Another Zanu PF supporter, Energy Mutodi, was also picked up by police for expressing similar opinions on Facebook. He was subsequently beaten up by known party activists while on bail. These are the latest in a series of scuffles afflicting Zanu-PF over the failure to choose Mugabe's successor. The factionalism has degenerated into open conflict with accusations of 'poisoning' Vice President Emmerson Mnangagwa at a recent youth rally in Gwanda.

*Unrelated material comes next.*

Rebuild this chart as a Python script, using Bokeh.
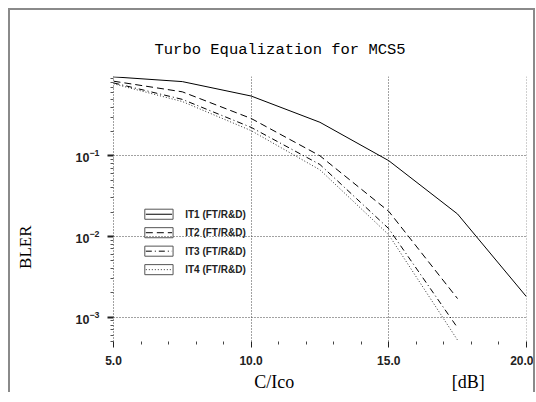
import math
from bokeh.plotting import figure
from bokeh.models import FixedTicker, NumeralTickFormatter, LogTickFormatter, Label, Range1d
from bokeh.embed import file_html
from bokeh.resources import INLINE

# ---- data ----
snr_db = [5.0, 7.5, 10.0, 12.5, 15.0, 17.5, 20.0]
bler_it1 = [0.95, 0.83, 0.55, 0.26, 0.087, 0.019, 0.0018]
bler_it2 = [0.84, 0.62, 0.29, 0.10, 0.0205, 0.0017]
bler_it3 = [0.80, 0.50, 0.225, 0.078, 0.0125, 0.00074]
bler_it4 = [0.78, 0.47, 0.205, 0.067, 0.0105, 0.00052]
series_labels = ["IT1 (FT/R&D)", "IT2 (FT/R&D)", "IT3 (FT/R&D)", "IT4 (FT/R&D)"]
x_major_ticks = [5, 10, 15, 20]
x_minor_ticks = [6, 7, 8, 9, 11, 12, 13, 14, 16, 17, 18, 19]
y_major_ticks = [1e-3, 1e-2, 1e-1]
title_text = "Turbo Equalization for MCS5"
x_label = "C/Ico"
x_unit = "[dB]"
y_label = "BLER"

NB = "\u00a0"

# ---- layout ----
BORDER = 2
W, H = 527, 384            # element size incl. borders (border-box)
CW, CH = W - 2 * BORDER, H - BORDER   # canvas size
ML, MR, MT, MB = 103, 11, 66, 53
X0, X1 = 5.0, 20.005
Y0, Y1 = 5e-4, 0.96
PAGE_OX, PAGE_OY = 8 + BORDER, 8 + BORDER  # page offset of canvas

p = figure(width=W, height=H, x_range=Range1d(X0, X1), y_range=Range1d(Y0, Y1),
           y_axis_type="log", output_backend="svg", toolbar_location=None,
           min_border_left=ML, min_border_right=MR,
           min_border_top=MT, min_border_bottom=MB)
p.styles = {"margin-left": "8px", "margin-top": "8px",
            "border-top": "2px solid #8a8a8a", "border-left": "2px solid #8a8a8a",
            "border-right": "2px solid #8a8a8a"}
p.outline_line_color = None
p.background_fill_color = "white"
p.border_fill_color = "white"

FW, FH = CW - ML - MR, CH - MT - MB
FL, FT = PAGE_OX + ML, PAGE_OY + MT
LY0, LY1 = math.log10(Y0), math.log10(Y1)

def px2x(px):
    return X0 + (px - FL) / FW * (X1 - X0)

def py2y(py):
    return 10 ** (LY1 - (py - FT) / FH * (LY1 - LY0))

# title
p.title.text = title_text
p.title.align = "left"
p.title.offset = 41
p.title.standoff = 35
p.title.text_font = "Liberation Mono"
p.title.text_font_style = "normal"
p.title.text_font_size = "15.5px"
p.title.text_color = "black"

# axes
xt = FixedTicker(ticks=x_major_ticks, minor_ticks=x_minor_ticks)
y_minor = [k * 10.0 ** e for e in range(-4, 0) for k in range(2, 10) if Y0 <= k * 10.0 ** e <= Y1]
yt = FixedTicker(ticks=y_major_ticks, minor_ticks=y_minor)

xa = p.xaxis[0]
xa.ticker = xt
xa.formatter = NumeralTickFormatter(format="0.0")
xa.axis_line_color = None
xa.major_tick_in = 0
xa.major_tick_out = 6
xa.minor_tick_in = 0
xa.minor_tick_out = 3
xa.major_tick_line_color = "#222"
xa.minor_tick_line_color = "#444"
xa.major_label_standoff = 8
xa.major_label_text_font = "Liberation Sans"
xa.major_label_text_font_style = "bold"
xa.major_label_text_font_size = "12px"
xa.major_label_text_color = "#222"
xa.axis_label = NB * 22 + x_label + NB * 35 + x_unit
xa.axis_label_standoff = 4
xa.axis_label_text_font = "Liberation Serif"
xa.axis_label_text_font_style = "normal"
xa.axis_label_text_font_size = "18px"
xa.axis_label_text_color = "black"

ya = p.yaxis[0]
ya.ticker = yt
ya.formatter = LogTickFormatter()
ya.axis_line_color = "#444"
ya.axis_line_dash = "1 2"
ya.major_tick_in = 0
ya.major_tick_out = 6
ya.minor_tick_in = 0
ya.minor_tick_out = 3
ya.major_tick_line_color = "#222"
ya.major_tick_line_width = 2
ya.minor_tick_line_color = "#555"
ya.major_label_standoff = 8
ya.major_label_text_font = "Liberation Sans"
ya.major_label_text_font_style = "bold"
ya.major_label_text_font_size = "12.5px"
ya.major_label_text_color = "#222"
ya.axis_label = y_label + NB * 18
ya.axis_label_standoff = 38
ya.axis_label_text_font = "Liberation Serif"
ya.axis_label_text_font_style = "normal"
ya.axis_label_text_font_size = "17px"
ya.axis_label_text_color = "black"

p.xgrid.ticker = xt
p.ygrid.ticker = yt
for g in (p.xgrid[0], p.ygrid[0]):
    g.grid_line_color = "#444"
    g.grid_line_dash = "1 2"
    g.grid_line_width = 1

# curves
series = [bler_it1, bler_it2, bler_it3, bler_it4]
dashes = ["solid", "7 4", "6 3 1 3", "1 2"]
colors = ["black", "black", "black", "#333"]
for vals, dash, col in zip(series, dashes, colors):
    p.line(snr_db[:len(vals)], vals, line_color=col, line_width=1, line_dash=dash)

# legend (drawn manually: boxed line samples)
for i, (lab, dash, col) in enumerate(zip(series_labels, dashes, colors)):
    cy = 212.7 + i * 18.33
    p.quad(left=[px2x(144)], right=[px2x(172)], top=[py2y(cy - 5)], bottom=[py2y(cy + 5)],
           fill_color=None, line_color="#555", line_width=1)
    p.segment(x0=[px2x(145)], x1=[px2x(171)], y0=[py2y(cy)], y1=[py2y(cy)],
              line_color=col, line_width=1, line_dash=dash)
    p.add_layout(Label(x=px2x(184), y=py2y(cy), text=lab, text_align="left",
                       text_baseline="middle", text_font="Liberation Sans",
                       text_font_style="bold", text_font_size="10px", text_color="#222"))

open("out.html", "w").write(file_html(p, INLINE))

Mugabe has directed that troublemakers in the party be attacked violently before being handed to the police. The main opposition Movement for Democratic Change led by Morgan Tsvangirai is also besieged by infighting. Tsvangirai's deputy, Thokozani Khupe, was recently injured when party youth attacked her for breaking ranks with the party after joining a coalition to unseat Mugabe at the polls. Also recently, soldiers and police clashed in the capital Harare after the law enforcers put a spike on a vehicle belonging to a soldier. Zimbabwe Peace Project bemoaned raised concern at the violence trends. "This points towards a festering culture of political intolerance that potentially spells trouble in 2018 elections," the rights group said.